[Source data]
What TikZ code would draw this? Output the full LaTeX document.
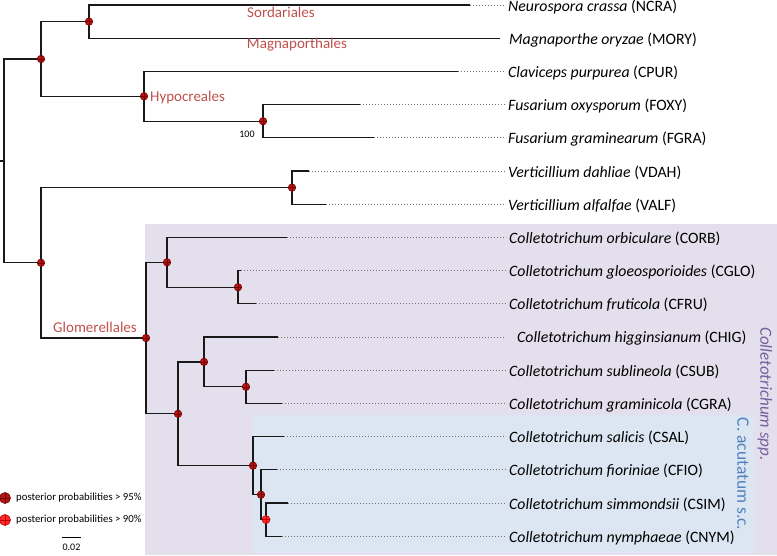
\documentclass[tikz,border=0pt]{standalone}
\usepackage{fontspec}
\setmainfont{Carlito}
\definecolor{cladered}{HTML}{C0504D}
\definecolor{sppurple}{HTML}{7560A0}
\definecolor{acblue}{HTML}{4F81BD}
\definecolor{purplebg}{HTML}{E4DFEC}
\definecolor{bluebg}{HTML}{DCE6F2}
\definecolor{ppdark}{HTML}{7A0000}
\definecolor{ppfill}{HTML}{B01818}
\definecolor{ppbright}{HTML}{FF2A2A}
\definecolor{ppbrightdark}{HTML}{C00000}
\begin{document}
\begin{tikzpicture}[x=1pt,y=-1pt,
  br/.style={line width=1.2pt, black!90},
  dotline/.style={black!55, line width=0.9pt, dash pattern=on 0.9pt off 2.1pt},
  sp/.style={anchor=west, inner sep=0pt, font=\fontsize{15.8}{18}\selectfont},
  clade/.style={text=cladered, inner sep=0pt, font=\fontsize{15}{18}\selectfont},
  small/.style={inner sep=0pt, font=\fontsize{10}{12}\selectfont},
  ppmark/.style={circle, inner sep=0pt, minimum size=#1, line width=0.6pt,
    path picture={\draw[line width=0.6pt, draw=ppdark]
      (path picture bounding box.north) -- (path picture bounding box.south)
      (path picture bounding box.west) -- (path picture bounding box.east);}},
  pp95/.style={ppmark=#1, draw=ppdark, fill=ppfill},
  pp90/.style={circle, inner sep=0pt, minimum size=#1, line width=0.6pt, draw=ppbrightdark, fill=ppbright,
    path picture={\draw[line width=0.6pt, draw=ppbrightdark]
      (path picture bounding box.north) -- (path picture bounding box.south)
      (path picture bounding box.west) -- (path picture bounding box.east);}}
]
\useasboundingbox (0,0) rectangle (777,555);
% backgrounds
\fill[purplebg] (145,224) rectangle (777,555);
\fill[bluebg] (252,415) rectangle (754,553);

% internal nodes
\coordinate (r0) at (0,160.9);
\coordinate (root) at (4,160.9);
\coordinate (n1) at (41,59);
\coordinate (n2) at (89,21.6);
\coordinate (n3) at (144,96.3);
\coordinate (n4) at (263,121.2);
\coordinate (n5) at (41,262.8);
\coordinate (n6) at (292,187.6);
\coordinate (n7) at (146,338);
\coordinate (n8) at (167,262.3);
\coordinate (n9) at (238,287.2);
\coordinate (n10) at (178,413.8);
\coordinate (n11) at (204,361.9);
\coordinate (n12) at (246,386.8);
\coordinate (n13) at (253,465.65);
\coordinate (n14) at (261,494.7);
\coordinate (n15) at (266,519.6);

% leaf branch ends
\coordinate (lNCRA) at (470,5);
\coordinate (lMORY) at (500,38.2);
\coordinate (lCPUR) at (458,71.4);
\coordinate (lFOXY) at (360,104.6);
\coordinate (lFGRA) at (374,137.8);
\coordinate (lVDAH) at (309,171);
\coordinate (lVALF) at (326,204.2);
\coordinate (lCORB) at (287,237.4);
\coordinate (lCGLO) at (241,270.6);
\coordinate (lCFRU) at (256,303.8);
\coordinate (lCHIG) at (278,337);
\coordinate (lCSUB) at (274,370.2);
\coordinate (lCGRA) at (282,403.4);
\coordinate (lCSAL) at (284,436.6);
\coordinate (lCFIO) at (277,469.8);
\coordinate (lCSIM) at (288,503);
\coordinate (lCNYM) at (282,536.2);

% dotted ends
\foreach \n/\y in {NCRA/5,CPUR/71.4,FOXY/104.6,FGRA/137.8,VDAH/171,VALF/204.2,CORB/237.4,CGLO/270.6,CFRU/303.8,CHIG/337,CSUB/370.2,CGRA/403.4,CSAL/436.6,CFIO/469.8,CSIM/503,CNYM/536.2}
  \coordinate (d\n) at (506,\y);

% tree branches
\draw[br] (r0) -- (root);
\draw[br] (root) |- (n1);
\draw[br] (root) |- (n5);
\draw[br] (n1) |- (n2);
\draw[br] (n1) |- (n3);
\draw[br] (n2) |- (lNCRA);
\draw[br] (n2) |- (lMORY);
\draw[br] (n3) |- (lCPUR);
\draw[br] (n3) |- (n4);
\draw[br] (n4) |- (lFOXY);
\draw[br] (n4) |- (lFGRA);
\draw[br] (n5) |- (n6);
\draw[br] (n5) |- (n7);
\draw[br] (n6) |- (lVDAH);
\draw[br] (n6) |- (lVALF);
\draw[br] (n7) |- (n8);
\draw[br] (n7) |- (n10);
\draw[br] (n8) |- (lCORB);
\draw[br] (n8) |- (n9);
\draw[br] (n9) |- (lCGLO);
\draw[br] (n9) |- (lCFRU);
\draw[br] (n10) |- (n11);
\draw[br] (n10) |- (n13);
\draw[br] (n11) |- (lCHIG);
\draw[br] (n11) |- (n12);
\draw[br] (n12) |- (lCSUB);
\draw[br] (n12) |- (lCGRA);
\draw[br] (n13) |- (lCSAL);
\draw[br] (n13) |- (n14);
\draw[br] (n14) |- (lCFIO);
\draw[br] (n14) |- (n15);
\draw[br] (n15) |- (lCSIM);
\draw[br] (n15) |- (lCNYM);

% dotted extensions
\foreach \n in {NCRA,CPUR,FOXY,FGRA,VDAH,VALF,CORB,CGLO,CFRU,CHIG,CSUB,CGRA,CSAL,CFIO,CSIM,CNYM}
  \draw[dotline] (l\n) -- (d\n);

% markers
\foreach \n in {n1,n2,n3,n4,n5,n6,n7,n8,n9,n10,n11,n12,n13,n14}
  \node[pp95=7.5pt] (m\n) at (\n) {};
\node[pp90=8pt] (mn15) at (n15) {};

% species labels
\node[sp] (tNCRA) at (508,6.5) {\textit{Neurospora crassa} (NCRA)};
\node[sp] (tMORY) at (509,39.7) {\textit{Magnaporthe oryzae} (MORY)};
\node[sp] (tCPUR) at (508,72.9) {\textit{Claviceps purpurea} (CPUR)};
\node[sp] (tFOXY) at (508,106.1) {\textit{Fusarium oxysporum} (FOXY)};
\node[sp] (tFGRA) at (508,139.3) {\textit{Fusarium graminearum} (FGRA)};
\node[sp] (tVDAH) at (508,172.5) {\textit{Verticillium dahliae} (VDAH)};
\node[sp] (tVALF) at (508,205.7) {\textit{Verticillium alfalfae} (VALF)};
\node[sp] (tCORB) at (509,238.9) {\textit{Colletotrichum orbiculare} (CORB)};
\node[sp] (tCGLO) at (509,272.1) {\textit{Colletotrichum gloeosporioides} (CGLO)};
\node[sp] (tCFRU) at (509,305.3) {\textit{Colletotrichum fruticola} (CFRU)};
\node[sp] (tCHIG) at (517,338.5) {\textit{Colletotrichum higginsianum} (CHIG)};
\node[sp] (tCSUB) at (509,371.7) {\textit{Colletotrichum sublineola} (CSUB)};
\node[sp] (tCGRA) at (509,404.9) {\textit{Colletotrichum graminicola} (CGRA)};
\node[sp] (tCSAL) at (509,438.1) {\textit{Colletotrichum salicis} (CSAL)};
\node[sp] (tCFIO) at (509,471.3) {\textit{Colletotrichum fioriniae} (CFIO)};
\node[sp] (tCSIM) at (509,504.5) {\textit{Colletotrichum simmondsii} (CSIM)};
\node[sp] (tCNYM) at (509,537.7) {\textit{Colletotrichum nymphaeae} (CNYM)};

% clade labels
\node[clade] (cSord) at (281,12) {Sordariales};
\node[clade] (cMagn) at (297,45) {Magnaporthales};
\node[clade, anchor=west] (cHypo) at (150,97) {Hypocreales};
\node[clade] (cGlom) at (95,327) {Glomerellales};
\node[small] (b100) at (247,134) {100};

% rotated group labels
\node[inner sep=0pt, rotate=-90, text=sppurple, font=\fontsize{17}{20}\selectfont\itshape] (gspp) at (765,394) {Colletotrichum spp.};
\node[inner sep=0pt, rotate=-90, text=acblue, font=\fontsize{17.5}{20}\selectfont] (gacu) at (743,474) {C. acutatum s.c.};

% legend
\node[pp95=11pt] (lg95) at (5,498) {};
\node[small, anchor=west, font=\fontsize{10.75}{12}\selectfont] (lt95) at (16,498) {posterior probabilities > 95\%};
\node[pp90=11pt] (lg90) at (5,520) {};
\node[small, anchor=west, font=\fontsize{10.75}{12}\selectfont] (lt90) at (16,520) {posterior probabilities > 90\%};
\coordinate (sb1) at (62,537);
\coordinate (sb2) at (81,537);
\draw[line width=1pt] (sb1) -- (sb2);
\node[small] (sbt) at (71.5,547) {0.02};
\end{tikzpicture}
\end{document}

[Written task] Reproduce the data above word for word from its first line through the line that holds "(252,415) rectangle (754,553);", both ends included; skip pictures.

[Reply to the exercise]
What TikZ code would draw this? Output the full LaTeX document.
\documentclass[tikz,border=0pt]{standalone}
\usepackage{fontspec}
\setmainfont{Carlito}
\definecolor{cladered}{HTML}{C0504D}
\definecolor{sppurple}{HTML}{7560A0}
\definecolor{acblue}{HTML}{4F81BD}
\definecolor{purplebg}{HTML}{E4DFEC}
\definecolor{bluebg}{HTML}{DCE6F2}
\definecolor{ppdark}{HTML}{7A0000}
\definecolor{ppfill}{HTML}{B01818}
\definecolor{ppbright}{HTML}{FF2A2A}
\definecolor{ppbrightdark}{HTML}{C00000}
\begin{document}
\begin{tikzpicture}[x=1pt,y=-1pt,
  br/.style={line width=1.2pt, black!90},
  dotline/.style={black!55, line width=0.9pt, dash pattern=on 0.9pt off 2.1pt},
  sp/.style={anchor=west, inner sep=0pt, font=\fontsize{15.8}{18}\selectfont},
  clade/.style={text=cladered, inner sep=0pt, font=\fontsize{15}{18}\selectfont},
  small/.style={inner sep=0pt, font=\fontsize{10}{12}\selectfont},
  ppmark/.style={circle, inner sep=0pt, minimum size=#1, line width=0.6pt,
    path picture={\draw[line width=0.6pt, draw=ppdark]
      (path picture bounding box.north) -- (path picture bounding box.south)
      (path picture bounding box.west) -- (path picture bounding box.east);}},
  pp95/.style={ppmark=#1, draw=ppdark, fill=ppfill},
  pp90/.style={circle, inner sep=0pt, minimum size=#1, line width=0.6pt, draw=ppbrightdark, fill=ppbright,
    path picture={\draw[line width=0.6pt, draw=ppbrightdark]
      (path picture bounding box.north) -- (path picture bounding box.south)
      (path picture bounding box.west) -- (path picture bounding box.east);}}
]
\useasboundingbox (0,0) rectangle (777,555);
% backgrounds
\fill[purplebg] (145,224) rectangle (777,555);
\fill[bluebg] (252,415) rectangle (754,553);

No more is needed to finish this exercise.